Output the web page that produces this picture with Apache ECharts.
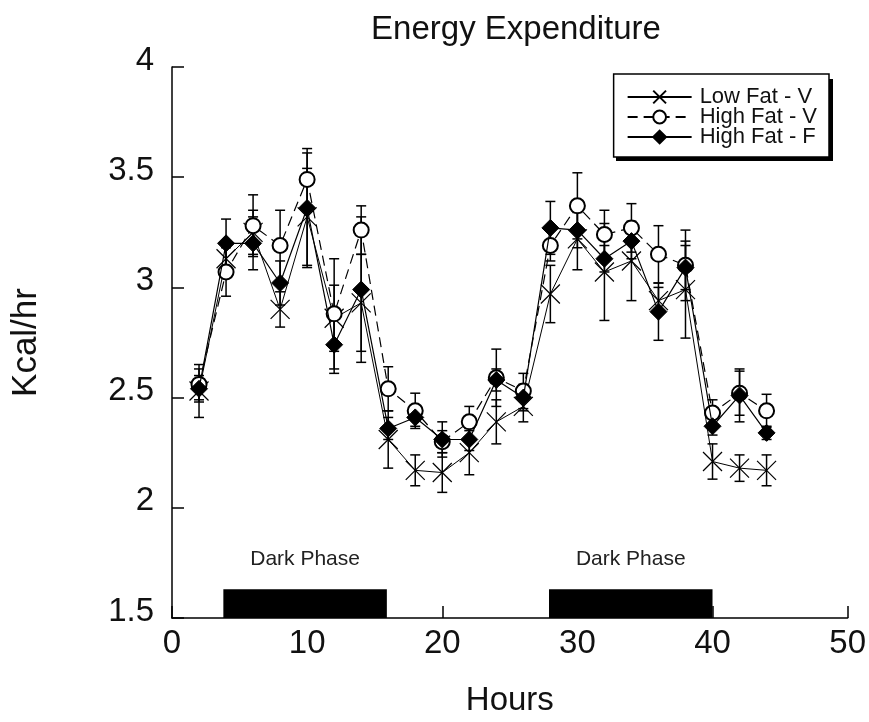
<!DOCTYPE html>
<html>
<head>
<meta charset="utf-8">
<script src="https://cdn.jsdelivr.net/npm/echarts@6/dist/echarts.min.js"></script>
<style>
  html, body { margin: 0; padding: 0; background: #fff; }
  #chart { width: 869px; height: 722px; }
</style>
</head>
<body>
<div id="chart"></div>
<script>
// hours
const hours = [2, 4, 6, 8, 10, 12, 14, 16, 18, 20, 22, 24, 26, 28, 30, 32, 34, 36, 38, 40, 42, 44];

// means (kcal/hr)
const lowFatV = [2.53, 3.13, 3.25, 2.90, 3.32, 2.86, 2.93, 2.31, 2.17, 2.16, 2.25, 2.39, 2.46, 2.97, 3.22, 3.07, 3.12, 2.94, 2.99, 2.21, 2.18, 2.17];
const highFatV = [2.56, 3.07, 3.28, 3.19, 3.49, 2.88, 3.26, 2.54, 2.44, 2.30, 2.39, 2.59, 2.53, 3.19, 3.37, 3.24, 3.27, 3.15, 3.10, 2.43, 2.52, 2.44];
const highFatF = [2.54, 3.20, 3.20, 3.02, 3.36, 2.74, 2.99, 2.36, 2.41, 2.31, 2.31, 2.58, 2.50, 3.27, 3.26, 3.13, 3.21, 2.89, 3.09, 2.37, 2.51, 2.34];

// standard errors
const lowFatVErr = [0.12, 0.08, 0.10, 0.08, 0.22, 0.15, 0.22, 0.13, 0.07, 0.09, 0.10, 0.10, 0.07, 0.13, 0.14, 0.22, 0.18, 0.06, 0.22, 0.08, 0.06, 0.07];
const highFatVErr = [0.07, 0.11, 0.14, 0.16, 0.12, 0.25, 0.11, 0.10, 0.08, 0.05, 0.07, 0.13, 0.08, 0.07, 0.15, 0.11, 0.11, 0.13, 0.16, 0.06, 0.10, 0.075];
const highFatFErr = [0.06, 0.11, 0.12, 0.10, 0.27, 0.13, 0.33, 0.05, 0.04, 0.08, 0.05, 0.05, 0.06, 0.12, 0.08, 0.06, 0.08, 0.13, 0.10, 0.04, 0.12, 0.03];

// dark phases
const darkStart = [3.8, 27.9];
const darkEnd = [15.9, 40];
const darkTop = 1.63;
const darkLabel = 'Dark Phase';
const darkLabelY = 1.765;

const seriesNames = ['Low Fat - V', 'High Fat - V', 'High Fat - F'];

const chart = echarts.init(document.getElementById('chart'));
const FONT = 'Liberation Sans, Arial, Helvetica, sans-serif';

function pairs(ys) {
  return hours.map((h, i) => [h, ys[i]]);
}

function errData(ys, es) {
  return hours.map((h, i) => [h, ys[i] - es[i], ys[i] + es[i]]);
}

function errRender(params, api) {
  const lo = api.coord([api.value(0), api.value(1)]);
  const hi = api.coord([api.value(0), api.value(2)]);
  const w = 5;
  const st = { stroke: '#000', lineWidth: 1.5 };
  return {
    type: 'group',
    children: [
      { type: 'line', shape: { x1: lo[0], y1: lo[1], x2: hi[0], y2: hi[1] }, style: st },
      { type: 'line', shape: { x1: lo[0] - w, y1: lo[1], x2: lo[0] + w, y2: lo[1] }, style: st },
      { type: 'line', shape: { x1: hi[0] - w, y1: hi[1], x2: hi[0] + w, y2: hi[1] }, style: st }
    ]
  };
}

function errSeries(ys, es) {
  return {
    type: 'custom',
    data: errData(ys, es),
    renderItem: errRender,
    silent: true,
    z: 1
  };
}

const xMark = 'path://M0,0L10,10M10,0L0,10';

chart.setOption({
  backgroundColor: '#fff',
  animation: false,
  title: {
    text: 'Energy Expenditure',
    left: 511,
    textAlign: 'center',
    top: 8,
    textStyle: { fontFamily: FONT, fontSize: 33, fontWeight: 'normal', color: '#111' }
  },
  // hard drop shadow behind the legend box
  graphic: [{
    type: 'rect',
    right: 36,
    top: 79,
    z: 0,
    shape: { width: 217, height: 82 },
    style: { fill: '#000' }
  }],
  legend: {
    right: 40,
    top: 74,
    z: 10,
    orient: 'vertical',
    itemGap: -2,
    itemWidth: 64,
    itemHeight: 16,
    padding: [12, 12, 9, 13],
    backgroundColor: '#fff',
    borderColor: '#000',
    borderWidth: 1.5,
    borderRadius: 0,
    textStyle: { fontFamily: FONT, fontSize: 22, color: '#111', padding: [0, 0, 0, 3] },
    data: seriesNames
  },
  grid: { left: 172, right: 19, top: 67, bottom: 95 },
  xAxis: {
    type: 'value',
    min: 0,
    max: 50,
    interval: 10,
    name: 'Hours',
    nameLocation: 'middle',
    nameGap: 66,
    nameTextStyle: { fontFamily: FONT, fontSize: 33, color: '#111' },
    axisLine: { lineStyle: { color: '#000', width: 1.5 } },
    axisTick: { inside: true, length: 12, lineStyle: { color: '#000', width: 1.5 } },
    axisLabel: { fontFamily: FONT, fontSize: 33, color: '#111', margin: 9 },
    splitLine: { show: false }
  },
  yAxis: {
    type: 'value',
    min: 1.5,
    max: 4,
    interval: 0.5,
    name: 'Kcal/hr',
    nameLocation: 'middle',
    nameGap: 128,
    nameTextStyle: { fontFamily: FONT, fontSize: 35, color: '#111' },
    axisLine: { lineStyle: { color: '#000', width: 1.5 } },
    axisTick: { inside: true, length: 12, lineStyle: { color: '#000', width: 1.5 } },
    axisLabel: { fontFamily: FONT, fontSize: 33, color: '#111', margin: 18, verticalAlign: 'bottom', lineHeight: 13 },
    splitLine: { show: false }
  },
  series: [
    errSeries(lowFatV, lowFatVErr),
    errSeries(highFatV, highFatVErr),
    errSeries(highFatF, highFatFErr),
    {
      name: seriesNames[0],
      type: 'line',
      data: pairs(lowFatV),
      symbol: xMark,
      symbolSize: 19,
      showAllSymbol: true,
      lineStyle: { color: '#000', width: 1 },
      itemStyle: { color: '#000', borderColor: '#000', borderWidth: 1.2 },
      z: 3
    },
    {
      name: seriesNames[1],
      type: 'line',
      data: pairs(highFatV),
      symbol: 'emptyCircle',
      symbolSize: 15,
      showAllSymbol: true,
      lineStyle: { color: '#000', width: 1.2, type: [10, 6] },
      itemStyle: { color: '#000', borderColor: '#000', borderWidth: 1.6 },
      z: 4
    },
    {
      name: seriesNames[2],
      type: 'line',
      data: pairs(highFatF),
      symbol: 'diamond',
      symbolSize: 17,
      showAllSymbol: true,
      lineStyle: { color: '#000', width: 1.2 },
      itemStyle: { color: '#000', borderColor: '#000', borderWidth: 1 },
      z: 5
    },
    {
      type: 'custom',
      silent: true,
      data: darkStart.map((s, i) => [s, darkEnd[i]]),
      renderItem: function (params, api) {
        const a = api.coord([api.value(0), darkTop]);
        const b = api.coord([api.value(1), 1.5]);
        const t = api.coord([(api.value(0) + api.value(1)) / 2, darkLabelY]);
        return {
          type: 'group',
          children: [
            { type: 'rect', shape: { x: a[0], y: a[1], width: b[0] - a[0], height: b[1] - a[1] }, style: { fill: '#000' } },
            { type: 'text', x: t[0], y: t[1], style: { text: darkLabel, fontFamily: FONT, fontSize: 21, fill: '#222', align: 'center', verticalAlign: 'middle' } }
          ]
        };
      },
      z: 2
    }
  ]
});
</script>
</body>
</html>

--

■ **What you need to do**: Give back every line exactly as it stands, pictures excluded.

■ **Reply**:
Output the web page that produces this picture with Apache ECharts.
<!DOCTYPE html>
<html>
<head>
<meta charset="utf-8">
<script src="https://cdn.jsdelivr.net/npm/echarts@6/dist/echarts.min.js"></script>
<style>
  html, body { margin: 0; padding: 0; background: #fff; }
  #chart { width: 869px; height: 722px; }
</style>
</head>
<body>
<div id="chart"></div>
<script>
// hours
const hours = [2, 4, 6, 8, 10, 12, 14, 16, 18, 20, 22, 24, 26, 28, 30, 32, 34, 36, 38, 40, 42, 44];

// means (kcal/hr)
const lowFatV = [2.53, 3.13, 3.25, 2.90, 3.32, 2.86, 2.93, 2.31, 2.17, 2.16, 2.25, 2.39, 2.46, 2.97, 3.22, 3.07, 3.12, 2.94, 2.99, 2.21, 2.18, 2.17];
const highFatV = [2.56, 3.07, 3.28, 3.19, 3.49, 2.88, 3.26, 2.54, 2.44, 2.30, 2.39, 2.59, 2.53, 3.19, 3.37, 3.24, 3.27, 3.15, 3.10, 2.43, 2.52, 2.44];
const highFatF = [2.54, 3.20, 3.20, 3.02, 3.36, 2.74, 2.99, 2.36, 2.41, 2.31, 2.31, 2.58, 2.50, 3.27, 3.26, 3.13, 3.21, 2.89, 3.09, 2.37, 2.51, 2.34];

// standard errors
const lowFatVErr = [0.12, 0.08, 0.10, 0.08, 0.22, 0.15, 0.22, 0.13, 0.07, 0.09, 0.10, 0.10, 0.07, 0.13, 0.14, 0.22, 0.18, 0.06, 0.22, 0.08, 0.06, 0.07];
const highFatVErr = [0.07, 0.11, 0.14, 0.16, 0.12, 0.25, 0.11, 0.10, 0.08, 0.05, 0.07, 0.13, 0.08, 0.07, 0.15, 0.11, 0.11, 0.13, 0.16, 0.06, 0.10, 0.075];
const highFatFErr = [0.06, 0.11, 0.12, 0.10, 0.27, 0.13, 0.33, 0.05, 0.04, 0.08, 0.05, 0.05, 0.06, 0.12, 0.08, 0.06, 0.08, 0.13, 0.10, 0.04, 0.12, 0.03];

// dark phases
const darkStart = [3.8, 27.9];
const darkEnd = [15.9, 40];
const darkTop = 1.63;
const darkLabel = 'Dark Phase';
const darkLabelY = 1.765;

const seriesNames = ['Low Fat - V', 'High Fat - V', 'High Fat - F'];

const chart = echarts.init(document.getElementById('chart'));
const FONT = 'Liberation Sans, Arial, Helvetica, sans-serif';

function pairs(ys) {
  return hours.map((h, i) => [h, ys[i]]);
}

function errData(ys, es) {
  return hours.map((h, i) => [h, ys[i] - es[i], ys[i] + es[i]]);
}

function errRender(params, api) {
  const lo = api.coord([api.value(0), api.value(1)]);
  const hi = api.coord([api.value(0), api.value(2)]);
  const w = 5;
  const st = { stroke: '#000', lineWidth: 1.5 };
  return {
    type: 'group',
    children: [
      { type: 'line', shape: { x1: lo[0], y1: lo[1], x2: hi[0], y2: hi[1] }, style: st },
      { type: 'line', shape: { x1: lo[0] - w, y1: lo[1], x2: lo[0] + w, y2: lo[1] }, style: st },
      { type: 'line', shape: { x1: hi[0] - w, y1: hi[1], x2: hi[0] + w, y2: hi[1] }, style: st }
    ]
  };
}

function errSeries(ys, es) {
  return {
    type: 'custom',
    data: errData(ys, es),
    renderItem: errRender,
    silent: true,
    z: 1
  };
}

const xMark = 'path://M0,0L10,10M10,0L0,10';

chart.setOption({
  backgroundColor: '#fff',
  animation: false,
  title: {
    text: 'Energy Expenditure',
    left: 511,
    textAlign: 'center',
    top: 8,
    textStyle: { fontFamily: FONT, fontSize: 33, fontWeight: 'normal', color: '#111' }
  },
  // hard drop shadow behind the legend box
  graphic: [{
    type: 'rect',
    right: 36,
    top: 79,
    z: 0,
    shape: { width: 217, height: 82 },
    style: { fill: '#000' }
  }],
  legend: {
    right: 40,
    top: 74,
    z: 10,
    orient: 'vertical',
    itemGap: -2,
    itemWidth: 64,
    itemHeight: 16,
    padding: [12, 12, 9, 13],
    backgroundColor: '#fff',
    borderColor: '#000',
    borderWidth: 1.5,
    borderRadius: 0,
    textStyle: { fontFamily: FONT, fontSize: 22, color: '#111', padding: [0, 0, 0, 3] },
    data: seriesNames
  },
  grid: { left: 172, right: 19, top: 67, bottom: 95 },
  xAxis: {
    type: 'value',
    min: 0,
    max: 50,
    interval: 10,
    name: 'Hours',
    nameLocation: 'middle',
    nameGap: 66,
    nameTextStyle: { fontFamily: FONT, fontSize: 33, color: '#111' },
    axisLine: { lineStyle: { color: '#000', width: 1.5 } },
    axisTick: { inside: true, length: 12, lineStyle: { color: '#000', width: 1.5 } },
    axisLabel: { fontFamily: FONT, fontSize: 33, color: '#111', margin: 9 },
    splitLine: { show: false }
  },
  yAxis: {
    type: 'value',
    min: 1.5,
    max: 4,
    interval: 0.5,
    name: 'Kcal/hr',
    nameLocation: 'middle',
    nameGap: 128,
    nameTextStyle: { fontFamily: FONT, fontSize: 35, color: '#111' },
    axisLine: { lineStyle: { color: '#000', width: 1.5 } },
    axisTick: { inside: true, length: 12, lineStyle: { color: '#000', width: 1.5 } },
    axisLabel: { fontFamily: FONT, fontSize: 33, color: '#111', margin: 18, verticalAlign: 'bottom', lineHeight: 13 },
    splitLine: { show: false }
  },
  series: [
    errSeries(lowFatV, lowFatVErr),
    errSeries(highFatV, highFatVErr),
    errSeries(highFatF, highFatFErr),
    {
      name: seriesNames[0],
      type: 'line',
      data: pairs(lowFatV),
      symbol: xMark,
      symbolSize: 19,
      showAllSymbol: true,
      lineStyle: { color: '#000', width: 1 },
      itemStyle: { color: '#000', borderColor: '#000', borderWidth: 1.2 },
      z: 3
    },
    {
      name: seriesNames[1],
      type: 'line',
      data: pairs(highFatV),
      symbol: 'emptyCircle',
      symbolSize: 15,
      showAllSymbol: true,
      lineStyle: { color: '#000', width: 1.2, type: [10, 6] },
      itemStyle: { color: '#000', borderColor: '#000', borderWidth: 1.6 },
      z: 4
    },
    {
      name: seriesNames[2],
      type: 'line',
      data: pairs(highFatF),
      symbol: 'diamond',
      symbolSize: 17,
      showAllSymbol: true,
      lineStyle: { color: '#000', width: 1.2 },
      itemStyle: { color: '#000', borderColor: '#000', borderWidth: 1 },
      z: 5
    },
    {
      type: 'custom',
      silent: true,
      data: darkStart.map((s, i) => [s, darkEnd[i]]),
      renderItem: function (params, api) {
        const a = api.coord([api.value(0), darkTop]);
        const b = api.coord([api.value(1), 1.5]);
        const t = api.coord([(api.value(0) + api.value(1)) / 2, darkLabelY]);
        return {
          type: 'group',
          children: [
            { type: 'rect', shape: { x: a[0], y: a[1], width: b[0] - a[0], height: b[1] - a[1] }, style: { fill: '#000' } },
            { type: 'text', x: t[0], y: t[1], style: { text: darkLabel, fontFamily: FONT, fontSize: 21, fill: '#222', align: 'center', verticalAlign: 'middle' } }
          ]
        };
      },
      z: 2
    }
  ]
});
</script>
</body>
</html>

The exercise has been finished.